Peço licença uma vez mais ao jornalista Reinaldo Azevedo para usar o
seu formato vermelho e azul na análise que faço a seguir dos tópicos mais
polêmicos da entrevista. As respostas do presidente reeleito ao jornal estão em
vermelho e estão transcritas da forma como foram publicadas pelo jornalista,
inclusive com os erros de concordância. Eu vou de azul.
"O
Feliciano é
novo, jovem, inteligente e eu creio que vocês são inteligentes, vocês estão
vendo que ele está querendo tirar proveito. Ele é político, está querendo tirar
proveito desse troço. Ele está dando corda na coisa.
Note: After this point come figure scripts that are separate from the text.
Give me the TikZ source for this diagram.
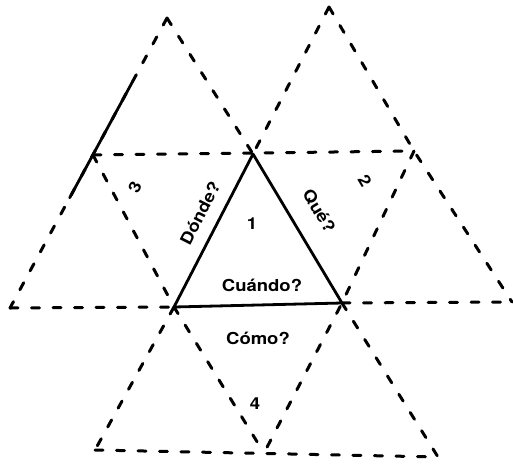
\documentclass[tikz,border=0pt]{standalone}
\usepackage{fontspec}
\newfontfamily\lblfont[FakeStretch=1.12]{TeX Gyre Heros}
\usetikzlibrary{calc}

\begin{document}
\begin{tikzpicture}[x=1pt,y=-1pt,
    cut/.style={line width=3pt,dash pattern=on 8pt off 13.5pt,line cap=round},
    fold/.style={line width=2.8pt,line cap=round,line join=round},
    lbl/.style={font=\lblfont\bfseries\fontsize{16.5}{19}\selectfont,inner sep=0pt}]
    \useasboundingbox (0,0) rectangle (513,463);

    % ---- lattice points (top apexes, then three rows) ----
    \coordinate (T1) at (167,18);
    \coordinate (T2) at (329,7);
    \coordinate (A0) at (93,155);
    \coordinate (A1) at (253,154);
    \coordinate (A2) at (414,151);
    \coordinate (B0) at (10,308);
    \coordinate (B1) at (174,307);
    \coordinate (B2) at (342,303);
    \coordinate (B3) at (512,302);
    \coordinate (C0) at (95,450);
    \coordinate (C1) at (264,453);
    \coordinate (C2) at (438,457);

    % ---- dashed lines ----
    \draw[cut] (T1) -- (B0);
    \draw[cut] (T2) -- (A1);
    \draw[cut] (B1) -- (C0);
    \draw[cut] (T1) -- (A1);
    \draw[cut] (B2) -- (C2);
    \draw[cut] (T2) -- (A2) -- (B3);
    \draw[cut] (A2) -- (B2) -- (C1);
    \draw[cut] (A0) -- (B1) -- (C1);
    % horizontals
    \draw[cut] (A0) -- (A2);
    \draw[cut] (B0) -- (B1);
    \draw[cut] (B2) -- (B3);
    \draw[cut] (C0) -- (C2);

    % ---- solid edges ----
    \draw[fold] ($(T1)!0.22!(B0)$) -- ($(T1)!0.62!(B0)$);
    \draw[fold] (A1) -- (B1) -- (B2) -- cycle;

    % ---- labels ----
    \node[lbl] (uno) at (252,224) {1};
    \node[lbl,rotate=-59] (dos) at (365,181) {2};
    \node[lbl,rotate=63] (tres) at (135,187) {3};
    \node[lbl] (cuatro) at (255,404) {4};
    \node[lbl,rotate=63] (donde) at (200,213) {Dónde?};
    \node[lbl,rotate=-59] (que) at (319,211) {Qué?};
    \node[lbl] (cuando) at (262,285) {Cuándo?};
    \node[lbl] (como) at (258,338) {Cómo?};
\end{tikzpicture}
\end{document}
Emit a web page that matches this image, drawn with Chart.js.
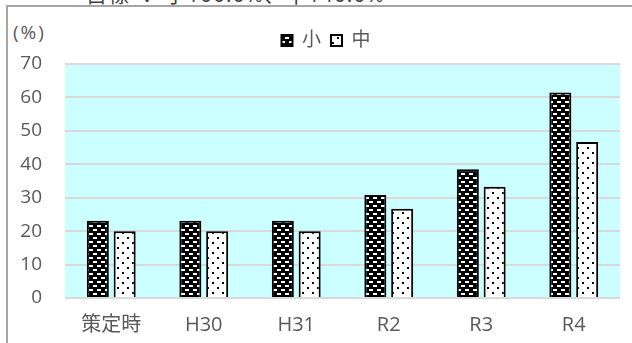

O Marco Feliciano, bobo
ele não é."
"Agora,
eu acredito
que há uma exploração, há uma exploração muito grande do pessoal do lado de lá
[críticos de Feliciano]. A verdade é essa: nós estamos juntos da Igreja
Católica. Porque a Igreja Católica não aceita. O que nós não aceitamos a Igreja
Católica não aceita."
"Um
bispo
de São Paulo me telefonou e disse: "Pastor, vamos fazer uma dobradinha,
temos de marchar juntos porque não aceitamos". Eles não aceitam aborto,
casamento de pessoas do mesmo sexo. Eu vi ontem na imprensa no Amazonas um juiz
deu uma liminar para que o camarada lá casasse com duas mulheres. Negócio de
doido, né? Só no Amazonas dá um troço desse."
"Nós,
da
Assembleia de Deus, não participávamos da vida política do país. Só depois,
quando eu assumi a presidência... Porque eu em janeiro agora completei 25 anos
na presidência da Convenção Geral, fui reeleito nove vezes. Quando eu cheguei,
com o crescimento da Assembleia de Deus, eu entendi que precisávamos colocar
alguém para nos representar. E isso foi feito. Hoje temos 28 deputados federais
'assembleianos'. No total, são 80 os parlamentares evangélicos em Brasília [de
diferentes denominações]."
"O
Marco Feliciano...
Ai, não foi porque ele é evangélico, foi um acordo do partido. Destinaram
aquilo para o PSC. Coube ao Marco Feliciano e ele abraçou. Como ele antes de
ser presidente dessa comissão havia feitos alguns pronunciamentos... Nós não
aceitamos o comportamento dessa gente, mas não os perseguimos. Não temos
qualquer preconceito com eles. Absolutamente nada. É que o grupo que está
apoiando essa gente, balizou, aqui no Congresso, algumas leis que estão dando
muito, muita força para essa gente, e dizem que o preconceito é nosso. Pelo
contrário, eles é que são os preconceituosos."
O
presidente
acerta quando diz que Marco Feliciano busca tirar proveito de toda a celeuma
criada por causa de sua eleição para a presidência da CDHM. Se ele fosse pagar
pelo espaço que vem recebendo na mídia todos os dias, o custo seria
elevadíssimo. Com o episódio, sua reeleição está assegurada. Acerta também
quando restringe a escolha do deputado para presidir a CDHM aos acordos
partidários sem que tenha sido por questões de fé. Sempre defendi esse ponto.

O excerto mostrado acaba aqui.